EXERCISE PROMPT:
Pictures are excluded. Copy exactly, and only, the lines from the one containing "Write the matplotlib code for this chart." through the one containing "from matplotlib.lines import Line2D", both ends included.

[Plotting code records]

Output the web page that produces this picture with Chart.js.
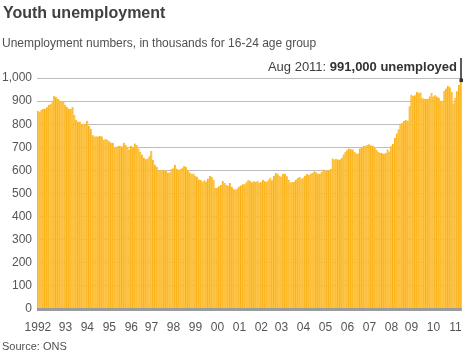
<!DOCTYPE html>
<html><head><meta charset="utf-8">
<script src="https://cdn.jsdelivr.net/npm/chart.js@4.4.0/dist/chart.umd.min.js"></script>
<style>
html,body{margin:0;padding:0;background:#fff;}
#wrap{position:relative;width:464px;height:360px;overflow:hidden;font-family:"Liberation Sans",Arial,Helvetica,sans-serif;}
#c{position:absolute;left:0;top:0;}
.t{position:absolute;white-space:nowrap;}
#title{left:3px;top:3px;font-size:16px;line-height:20px;font-weight:bold;color:#404040;}
#sub{left:2px;top:36px;font-size:12px;line-height:14px;color:#505050;}
#note{right:7px;top:59px;font-size:13px;line-height:16px;color:#404040;}
#note b{color:#333;}
#src{left:2px;top:340px;font-size:11px;line-height:13px;color:#505050;}
</style></head><body>
<div id="wrap">
<canvas id="c" width="464" height="360"></canvas>
<div class="t" id="title">Youth unemployment</div>
<div class="t" id="sub">Unemployment numbers, in thousands for 16-24 age group</div>
<div class="t" id="note">Aug 2011: <b>991,000 unemployed</b></div>
<div class="t" id="src">Source: ONS</div>
</div>
<script>
// Rolling 3-month youth unemployment (thousands), first value = May 1992
const startYear = 1992, startMonth = 4; // May
const v1992 = [858, 854, 862, 867, 867, 873, 884, 886];
const v1993 = [895, 923, 918, 910, 903, 899, 896, 884, 874, 867, 867, 874];
const v1994 = [840, 819, 811, 811, 802, 802, 802, 815, 793, 780, 752, 747];
const v1995 = [747, 747, 750, 747, 733, 737, 733, 726, 720, 720, 701, 701];
const v1996 = [707, 707, 704, 720, 711, 698, 690, 707, 701, 716, 710, 695];
const v1997 = [680, 668, 655, 648, 651, 661, 685, 645, 625, 616, 599, 603];
const v1998 = [597, 603, 597, 591, 591, 606, 609, 625, 607, 603, 606, 611];
const v1999 = [620, 615, 603, 591, 586, 586, 577, 573, 561, 558, 551, 557];
const v2000 = [552, 564, 577, 573, 560, 525, 525, 531, 538, 554, 545, 538];
const v2001 = [534, 545, 529, 519, 517, 522, 530, 535, 540, 540, 550, 558];
const v2002 = [555, 549, 553, 551, 554, 547, 550, 560, 553, 551, 558, 568];
const v2003 = [557, 577, 589, 585, 577, 573, 586, 586, 575, 560, 548, 550];
const v2004 = [551, 560, 567, 571, 564, 568, 577, 584, 580, 586, 589, 596];
const v2005 = [592, 586, 586, 594, 604, 602, 597, 600, 607, 651, 647, 650];
const v2006 = [647, 647, 655, 669, 680, 689, 695, 692, 690, 680, 673, 673];
const v2007 = [695, 700, 707, 707, 710, 713, 708, 707, 700, 689, 680, 676];
const v2008 = [675, 672, 675, 690, 682, 705, 715, 740, 760, 778, 802, 806];
const v2009 = [815, 818, 815, 878, 928, 922, 925, 939, 935, 937, 914, 910];
const v2010 = [910, 910, 920, 935, 920, 925, 920, 915, 901, 902, 945, 955];
const v2011 = [966, 960, 940, 890, 913, 943, 970, 991];

const yearLabels = ['1992','93','94','95','96','97','98','99','00','01','02','03','04','05','06','07','08','09','10','11'];
const monthNames = ['Jan','Feb','Mar','Apr','May','Jun','Jul','Aug','Sep','Oct','Nov','Dec'];

const values = [].concat(v1992, v1993, v1994, v1995, v1996, v1997, v1998, v1999, v2000,
  v2001, v2002, v2003, v2004, v2005, v2006, v2007, v2008, v2009, v2010, v2011);
const categories = values.map((_, i) => {
  const m = startMonth + i;
  return monthNames[m % 12] + ' ' + (startYear + Math.floor(m / 12));
});

// which category carries each year label (label spacing as in the source graphic)
const labelAt = {};
yearLabels.forEach((lab, k) => {
  const idx = k === 0 ? 0 : Math.round(15 + (k - 1) * (213 / 18));
  labelAt[idx] = lab;
});

const FONT = '"Liberation Sans", Arial, Helvetica, sans-serif';

const overlay = {
  id: 'overlay',
  afterDatasetsDraw(chart) {
    const {ctx, chartArea, scales: {x, y}} = chart;
    const y0 = y.getPixelForValue(0);
    ctx.save();
    ctx.strokeStyle = '#9b9b9b';
    ctx.lineWidth = 3;
    ctx.beginPath();
    ctx.moveTo(chartArea.left, y0 + 0.5);
    ctx.lineTo(chartArea.right, y0 + 0.5);
    ctx.stroke();
    const li = values.length - 1;
    const px = x.getPixelForValue(li);
    const py = y.getPixelForValue(values[li]);
    ctx.strokeStyle = '#333';
    ctx.lineWidth = 1.6;
    ctx.beginPath();
    ctx.moveTo(px, chartArea.top - 20);
    ctx.lineTo(px, py);
    ctx.stroke();
    ctx.fillStyle = '#333';
    ctx.fillRect(px - 1.5, py - 1.5, 3.5, 3.5);
    ctx.restore();
  }
};

new Chart(document.getElementById('c'), {
  type: 'bar',
  data: {
    labels: categories,
    datasets: [{
      data: values,
      backgroundColor: '#FFC444',
      borderColor: '#F6A800',
      borderWidth: {left: 0.7, right: 0, top: 0, bottom: 0},
      borderSkipped: false,
      barPercentage: 1,
      categoryPercentage: 1
    }]
  },
  options: {
    responsive: false,
    animation: false,
    devicePixelRatio: 1,
    layout: {autoPadding: false, padding: {top: 78, left: 2, right: 1, bottom: 0}},
    plugins: {legend: {display: false}, tooltip: {enabled: false}},
    scales: {
      x: {
        grid: {display: false},
        border: {display: false},
        ticks: {
          autoSkip: false, maxRotation: 0, minRotation: 0, padding: 3,
          color: '#555', font: {family: FONT, size: 12},
          callback: (val, index) => labelAt[index] || ''
        },
        afterFit(s) { s.height = 51; }
      },
      y: {
        min: 0, max: 1000,
        grid: {
          color: c => (c.tick && c.tick.value === 0) ? 'rgba(0,0,0,0)' : '#bdbdbd',
          lineWidth: 1, drawTicks: false
        },
        border: {display: false},
        ticks: {
          stepSize: 100, padding: 5, color: '#555', font: {family: FONT, size: 12},
          callback: v => v.toLocaleString('en-US')
        },
        afterFit(s) { s.width = 35; }
      }
    }
  },
  plugins: [overlay]
});
</script>
</body></html>
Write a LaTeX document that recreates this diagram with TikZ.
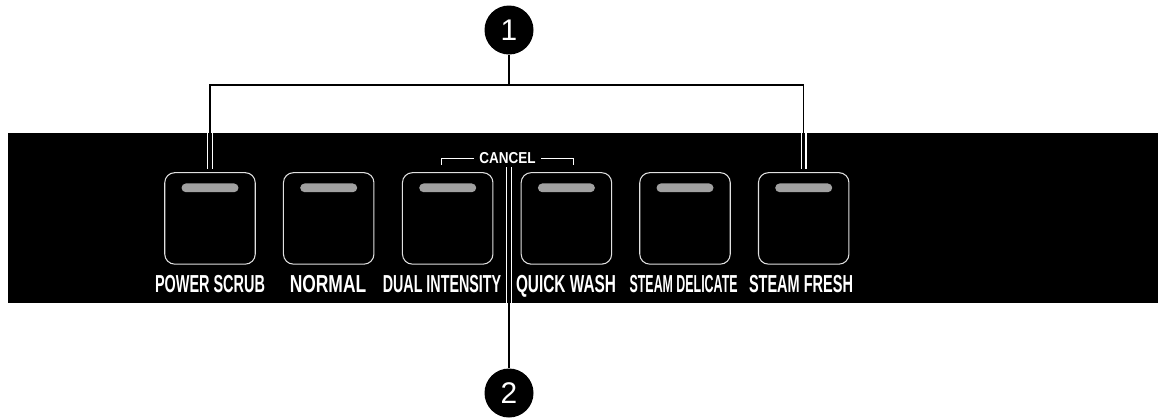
\documentclass[tikz,border=0pt]{standalone}
\usepackage{fontspec}
\usepackage{graphicx}
\newfontfamily\panelfont{Liberation Sans}

\tikzset{
  button/.style={draw=white!88!black, line width=0.6pt, fill=black, rounded corners=0.2cm,
    minimum width=1.81cm, minimum height=1.83cm, inner sep=0pt},
  lamp/.style={fill=black!37, rounded corners=0.087cm, minimum width=1.14cm,
    minimum height=0.174cm, inner sep=0pt},
  lbl/.style={text=white, font=\panelfont\bfseries\fontsize{14}{16}\selectfont, inner sep=0pt},
  marker/.style={circle, fill=black, text=white, minimum size=0.98cm, inner sep=0pt,
    font=\panelfont\fontsize{17}{19}\selectfont},
  lead/.style={black, line width=0.6pt},
  inlead/.style={white, line width=0.7pt, double=black, double distance=2pt},
  wline/.style={white, line width=0.6pt}
}

\begin{document}
\begin{tikzpicture}[x=0.02cm, y=-0.02cm]
\useasboundingbox (0,0) rectangle (1158,417);

% panel
\fill[black] (8,133) rectangle (1158,303);
\coordinate (ptop) at (0,133);
\coordinate (pbot) at (0,303);

% buttons and labels
\foreach \i/\bx/\lx/\w/\txt in {0/210/210/2.2/POWER SCRUB, 1/328.7/328/1.53/NORMAL,
  2/447.7/442/2.37/DUAL INTENSITY, 3/566.4/566/2.0/QUICK WASH,
  4/685/683.6/2.16/STEAM DELICATE, 5/803.7/801/2.08/STEAM FRESH} {
    \node[button] (b\i) at (\bx,218.4) {};
    \node[lamp] at ([yshift=-0.314cm]b\i.north) {};
    \node[lbl, anchor=base] (l\i) at (\lx,292.5) {\resizebox{\w cm}{\height}{\txt}};
}

% CANCEL
\node[text=white, font=\panelfont\bfseries\fontsize{9}{11}\selectfont,
  inner xsep=0.1cm, inner ysep=0.06cm, anchor=base] (cancel) at (507.6,163.5)
  {\resizebox{1.126cm}{\height}{CANCEL}};
\draw[wline] (cancel.west) -- ++(-32.6,0) -- ++(0,6.7);
\draw[wline] (cancel.east) -- ++(32.2,0) -- ++(0,6.7);

% markers
\node[marker] (c1) at (509,30) {1};
\node[marker] (c2) at (509,393) {2};

% leader 1
\coordinate (hub) at (509,85);
\draw[lead] (c1) -- (hub);
\draw[lead] (b0.north |- ptop) -- (b0.north |- hub) -- (b5.north |- hub) -- (b5.north |- ptop);
\draw[inlead] (b0.north |- ptop) -- ([yshift=0.055cm]b0.north);
\draw[inlead] (b5.north |- ptop) -- ([yshift=0.055cm]b5.north);

% leader 2
\draw[inlead] (cancel.south -| c2) -- (c2 |- pbot);
\draw[lead] (c2 |- pbot) -- (c2);

\end{tikzpicture}
\end{document}
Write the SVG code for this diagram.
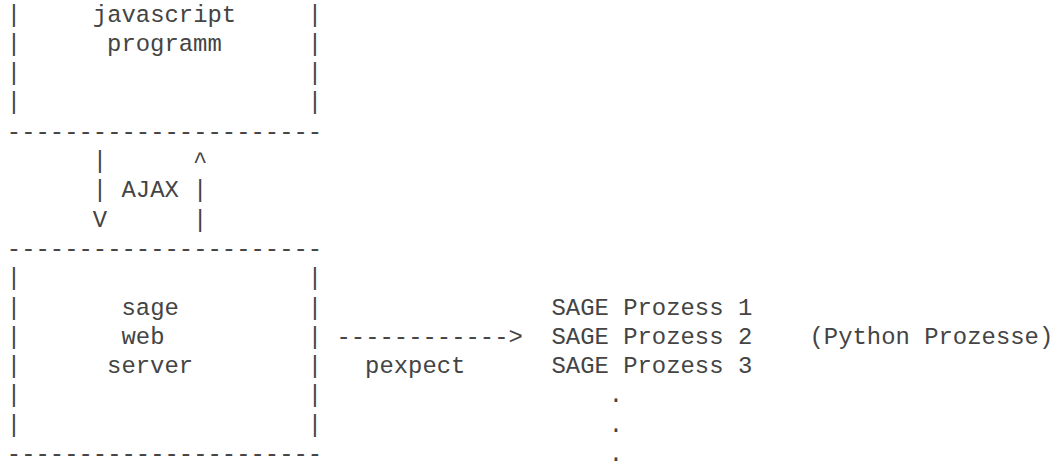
<svg xmlns="http://www.w3.org/2000/svg" width="1052" height="463" viewBox="0 0 1052 463" xml:space="preserve">
<style>
text{font-family:"Liberation Mono","Courier New",monospace;font-size:23.9px;fill:#444;white-space:pre}
</style>
<rect width="1052" height="463" fill="#fff"/>
<g id="js-box">
<text x="6.8" y="21.5">|</text><text x="92.8" y="21.5">javascript</text><text x="307.8" y="21.5">|</text>
<text x="6.8" y="50.8">|</text><text x="107.1" y="50.8">programm</text><text x="307.8" y="50.8">|</text>
<text x="6.8" y="80.1">|</text><text x="307.8" y="80.1">|</text>
<text x="6.8" y="109.4">|</text><text x="307.8" y="109.4">|</text>
<text x="6.8" y="138.7">----------------------</text>
</g>
<g id="connectors">
<g id="ajax">
<text x="92.8" y="168.0">|</text><text x="193.1" y="168.0">^</text>
<text x="92.8" y="197.3">|</text><text x="121.5" y="197.3">AJAX</text><text x="193.1" y="197.3">|</text>
<text x="92.8" y="226.6">V</text><text x="193.1" y="226.6">|</text>
</g>
<g id="pexpect">
<text x="336.5" y="343.8">------------&gt;</text>
<text x="365.1" y="373.1">pexpect</text>
</g>
</g>
<g id="server-box">
<text x="6.8" y="255.9">----------------------</text>
<text x="6.8" y="285.2">|</text><text x="307.8" y="285.2">|</text>
<text x="6.8" y="314.5">|</text><text x="121.5" y="314.5">sage</text><text x="307.8" y="314.5">|</text>
<text x="6.8" y="343.8">|</text><text x="121.5" y="343.8">web</text><text x="307.8" y="343.8">|</text>
<text x="6.8" y="373.1">|</text><text x="107.1" y="373.1">server</text><text x="307.8" y="373.1">|</text>
<text x="6.8" y="402.4">|</text><text x="307.8" y="402.4">|</text>
<text x="6.8" y="431.7">|</text><text x="307.8" y="431.7">|</text>
<text x="6.8" y="461.0">----------------------</text>
</g>
<g id="sage-processes">
<text x="551.5" y="314.5">SAGE Prozess 1</text>
<text x="551.5" y="343.8">SAGE Prozess 2</text>
<text x="551.5" y="373.1">SAGE Prozess 3</text>
<text x="608.8" y="402.4">.</text>
<text x="608.8" y="431.7">.</text>
<text x="608.8" y="461.0">.</text>
</g>
<g id="python-label">
<text x="809.5" y="343.8">(Python Prozesse)</text>
</g>
</svg>
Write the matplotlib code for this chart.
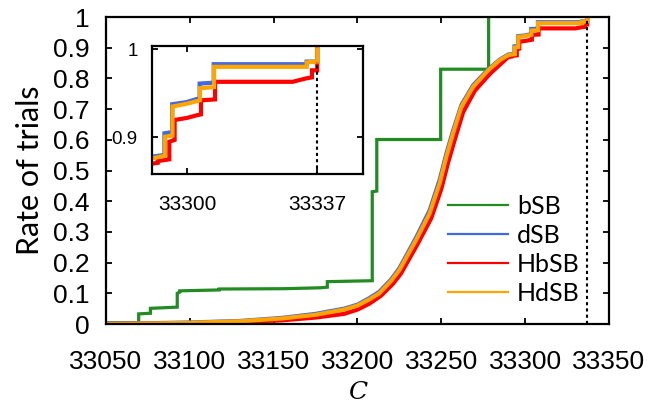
import matplotlib
matplotlib.use("Agg")
import matplotlib.pyplot as plt
from matplotlib.lines import Line2D

# bSB (green) step curve
c_bsb = [33050, 33069.5, 33069.5, 33076.5, 33076.5, 33092.5, 33092.5, 33094, 33094,
         33117.5, 33117.5, 33156, 33178, 33182, 33182, 33208.8, 33208.8, 33211.5, 33211.5,
         33249.6, 33249.6, 33278.2, 33278.2]
r_bsb = [0.004, 0.004, 0.033, 0.035, 0.051, 0.055, 0.100, 0.104, 0.108,
         0.111, 0.114, 0.115, 0.118, 0.12, 0.138, 0.141, 0.431, 0.433, 0.601,
         0.601, 0.83, 0.83, 1.0]

# dSB (blue)
c_dsb = [33050, 33080, 33100, 33130, 33155, 33175, 33192, 33200, 33207, 33213, 33220, 33225,
         33235, 33243, 33249, 33253, 33257, 33262, 33269, 33278, 33285, 33290,
         33293.6, 33293.6, 33295.8, 33295.8, 33299.9, 33302.8, 33303.6, 33303.6, 33307.6, 33307.6,
         33334, 33334, 33337, 33337]
r_dsb = [0.0, 0.003, 0.005, 0.010, 0.020, 0.033, 0.050, 0.063, 0.084, 0.105, 0.145, 0.182,
         0.282, 0.370, 0.470, 0.555, 0.630, 0.714, 0.778, 0.830, 0.862, 0.878,
         0.880, 0.9045, 0.906, 0.9375, 0.940, 0.9435, 0.9435, 0.961, 0.962, 0.983,
         0.983, 0.986, 0.986, 1.0]

# HbSB (red)
c_hbsb = [33050, 33100, 33130, 33155, 33175, 33192, 33200, 33207, 33214, 33221, 33226,
          33236, 33244, 33250, 33254, 33258, 33263, 33270, 33279, 33286, 33290,
          33291.7, 33291.7, 33295, 33295, 33296.5, 33296.5,
          33300, 33302.8, 33304, 33304, 33308, 33308, 33330, 33334, 33335.5, 33335.5, 33337, 33337]
r_hbsb = [0.0, 0.002, 0.006, 0.012, 0.021, 0.033, 0.047, 0.066, 0.092, 0.130, 0.165,
          0.262, 0.345, 0.440, 0.525, 0.600, 0.690, 0.760, 0.815, 0.850, 0.870,
          0.871, 0.873, 0.875, 0.895, 0.897, 0.9197,
          0.922, 0.925, 0.926, 0.942, 0.943, 0.963, 0.963, 0.967, 0.968, 0.976, 0.976, 1.0]

# HdSB (orange)
c_hdsb = [33050, 33080, 33100, 33130, 33155, 33175, 33192, 33200, 33207, 33213, 33220, 33225,
          33235, 33243, 33249, 33253, 33257, 33262, 33269, 33278, 33285, 33290,
          33293.8, 33293.8, 33295.9, 33295.9, 33299.9, 33303.7, 33303.7, 33307.7, 33307.7,
          33334, 33334, 33337, 33337]
r_hdsb = [0.0, 0.002, 0.004, 0.009, 0.018, 0.030, 0.047, 0.060, 0.080, 0.100, 0.140, 0.176,
          0.274, 0.360, 0.458, 0.545, 0.621, 0.708, 0.773, 0.827, 0.860, 0.876,
          0.879, 0.9007, 0.902, 0.935, 0.938, 0.942, 0.9557, 0.957, 0.980,
          0.980, 0.985, 0.986, 1.0]

best_c = 33337
x_ticks = [33050, 33100, 33150, 33200, 33250, 33300, 33350]
y_ticks = [0, 0.1, 0.2, 0.3, 0.4, 0.5, 0.6, 0.7, 0.8, 0.9, 1]
y_ticklabels = ["0", "0.1", "0.2", "0.3", "0.4", "0.5", "0.6", "0.7", "0.8", "0.9", "1"]

series = [
    ("bSB", c_bsb, r_bsb, "#228b22", 2.3),
    ("dSB", c_dsb, r_dsb, "#4169e1", 3.0),
    ("HbSB", c_hbsb, r_hbsb, "#ff0000", 3.0),
    ("HdSB", c_hdsb, r_hdsb, "#ffa500", 3.0),
]

TICK_FONT = "Liberation Sans"
LABEL_FONT = "Lato"

fig = plt.figure(figsize=(6.64, 4.09), dpi=100)
ax = fig.add_axes([0.1596, 0.2078, 0.7576, 0.7506])

for label, c, r, color, lw in series:
    ax.plot(c, r, color=color, lw=lw, solid_joinstyle="miter")
ax.plot([best_c, best_c], [0, 1], color="black", lw=1.5, linestyle=(0, (1.5, 1.5)))

ax.set_xlim(33050, 33350)
ax.set_ylim(0, 1)
ax.set_xticks(x_ticks)
ax.set_xticklabels([str(v) for v in x_ticks], fontfamily=TICK_FONT, fontsize=19)
ax.set_yticks(y_ticks)
ax.set_yticklabels(y_ticklabels, fontfamily=TICK_FONT, fontsize=19)
ax.tick_params(direction="in", top=True, right=True, length=4.5, width=1.3)
ax.tick_params(axis="x", pad=19)
ax.tick_params(axis="y", pad=12)
for s in ax.spines.values():
    s.set_linewidth(1.6)

ax.set_ylabel("Rate of trials", fontfamily=LABEL_FONT, fontsize=22, labelpad=6)
ax.set_xlabel("C", fontfamily="DejaVu Serif", fontstyle="italic", fontsize=18, labelpad=5)

handles = [Line2D([], [], color=color, lw=1.6) for _, _, _, color, _ in series]
ax.legend(handles, [s[0] for s in series], loc="upper left", bbox_to_anchor=(0.68, 0.42),
          frameon=False, borderpad=0, borderaxespad=0, handlelength=2.4,
          handletextpad=0.35, labelspacing=0.24, prop={"family": LABEL_FONT, "size": 18})

# inset zoom near the best cut value
ins = fig.add_axes([0.2285, 0.5738, 0.3182, 0.3145])
for label, c, r, color, lw in series[1:]:
    ins.plot(c, r, color=color, lw=lw, solid_joinstyle="miter")
ins.plot([best_c, best_c], [0.85, 0.986], color="black", lw=1.5, linestyle=(0, (1.5, 1.5)))
ins.set_xlim(33290, 33350)
ins.set_ylim(0.858, 1.004)
ins.set_xticks([33300, 33337])
ins.set_xticklabels(["33300", "33337"], fontfamily=TICK_FONT, fontsize=15)
ins.set_yticks([0.9, 1])
ins.set_yticklabels(["0.9", "1"], fontfamily=TICK_FONT, fontsize=13.5)
ins.tick_params(direction="in", top=True, right=True, length=4.5, width=1.3)
ins.tick_params(axis="x", pad=15)
ins.tick_params(axis="y", pad=10)
for s in ins.spines.values():
    s.set_linewidth(1.6)

fig.savefig("out.png", dpi=100)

TASK RESULT:
Write the matplotlib code for this chart.
import matplotlib
matplotlib.use("Agg")
import matplotlib.pyplot as plt
from matplotlib.lines import Line2D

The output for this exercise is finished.